The Real Problem: You’re Fighting a Machine, Not Yourself
Most people believe saving is a math problem or a budgeting problem. They think if they just tracked every dollar or downloaded the right app, money would finally be left over. That’s the story they sell. But it’s not the truth.
Currently, about 67% of Americans live paycheck to paycheck. Not because they’re lazy or irresponsible. They live paycheck to paycheck because expenses are paid first and saving comes last. Nearly one in four people has no emergency savings at all.
This isn’t a discipline problem. Between rising rent, hidden fees, and systems designed to spend money automatically, paychecks get drained before saving ever has a chance.

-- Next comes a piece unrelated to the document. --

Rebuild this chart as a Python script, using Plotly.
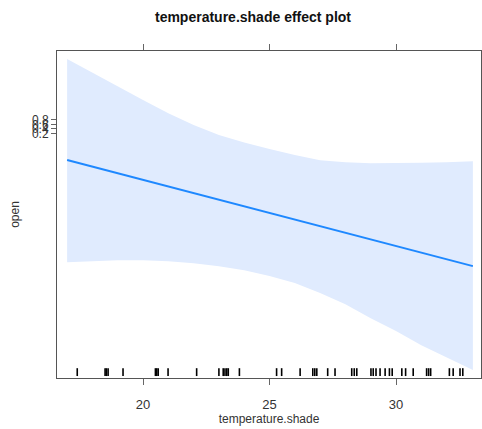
import numpy as np
import plotly.graph_objects as go

# Fitted effect (logit scale) at the ends of the temperature.shade range
line_x = [17.0, 33.04]
line_logit = [-6.57, -27.56]

# Confidence band (logit scale)
band_x = [17, 18, 19, 20, 21, 22, 23, 24, 25, 26, 27, 28, 29, 30, 31, 32, 33.04]
band_upper = [13.4, 10.65, 7.9, 5.3, 2.7, 0.35, -1.6, -3.1, -4.4, -5.6, -6.6, -7.0, -7.2, -7.2, -7.1, -7.0, -6.8]
band_lower = [-26.8, -26.6, -26.4, -26.4, -26.6, -27.0, -27.6, -28.4, -29.5, -30.9, -32.9, -35.1, -37.9, -40.4, -43.2, -45.6, -48.1]

# Rug of observed temperature.shade values
rug_x = [17.40, 18.50, 18.55, 18.62, 19.21, 20.49, 20.54, 20.60, 20.99, 22.12,
         23.00, 23.17, 23.24, 23.31, 23.37, 23.81, 25.28, 25.48, 26.21, 26.71,
         26.79, 26.87, 27.30, 27.59, 28.25, 28.35, 28.45, 29.01, 29.10, 29.21,
         29.37, 29.57, 29.74, 29.85, 30.23, 30.38, 30.68, 31.21, 31.29, 31.37,
         32.11, 32.26, 32.53, 32.64]

x_ticks = [20, 25, 30]
y_tick_probs = [0.2, 0.4, 0.6, 0.8]
y_tick_vals = [float(np.log(p / (1 - p))) for p in y_tick_probs]
y_tick_text = [str(p) for p in y_tick_probs]

fig = go.Figure()
fig.add_trace(go.Scatter(
    x=band_x + band_x[::-1], y=band_upper + band_lower[::-1],
    fill="toself", fillcolor="#E0EBFE", line=dict(width=0),
    mode="lines", hoverinfo="skip", showlegend=False))
fig.add_trace(go.Scatter(
    x=line_x, y=line_logit, mode="lines",
    line=dict(color="#1E88FF", width=2), showlegend=False))

for rx in rug_x:
    fig.add_shape(type="line", xref="x", yref="paper",
                  x0=rx, x1=rx, y0=0.006, y1=0.03,
                  line=dict(color="black", width=1.6))

font = "Liberation Sans, Arial, sans-serif"
fig.update_layout(
    width=482, height=429,
    margin=dict(l=57, r=1, t=51, b=51),
    plot_bgcolor="white", paper_bgcolor="white",
    font=dict(family=font, size=12, color="#333"),
    title=dict(text="<b>temperature.shade effect plot</b>", x=253/482, xanchor="center",
               y=1 - 17/429, yanchor="middle",
               font=dict(family=font, size=14, color="#111")),
    xaxis=dict(range=[16.6, 33.36], tickvals=x_ticks, ticks="outside", ticklen=6,
               tickcolor="#666", showline=True, linecolor="#555", linewidth=1,
               mirror="ticks", showgrid=False, zeroline=False,
               ticklabelstandoff=8,
               title=dict(text="temperature.shade", standoff=0, font=dict(size=12)),
               tickfont=dict(size=13, color="#333")),
    yaxis=dict(range=[-49.7, 15.0], tickvals=y_tick_vals, ticktext=y_tick_text,
               ticks="outside", ticklen=5, tickcolor="#666", showline=True,
               linecolor="#555", linewidth=1, mirror=True, showgrid=False,
               zeroline=False, tickfont=dict(size=12, color="#333"),
               title=dict(text="open", standoff=9, font=dict(size=12))),
)

fig.write_html("out.html")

If someone tries to win with willpower alone, they will lose. The fight isn’t against themselves. They’re fighting a machine.
To win, the math doesn’t change. How the game gets played changes. Understanding how to save money starts with recognizing that the traditional order—pay bills first, save what’s left—is designed to fail. By the time that final step arrives, nothing remains. Not because of failure, but because that order makes any different outcome impossible. The solution isn’t trying harder. It’s reordering the steps entirely.
Step 1: Pay Yourself First (Flip the Formula)
Most people follow this formula: Income minus expenses equals savings. The paycheck arrives. Rent gets paid. Then insurance, phone bill, car loan, subscriptions, groceries—everything else life demands. At the end, there’s hope something will be left for savings. But most months, there isn’t. That’s why saving never sticks.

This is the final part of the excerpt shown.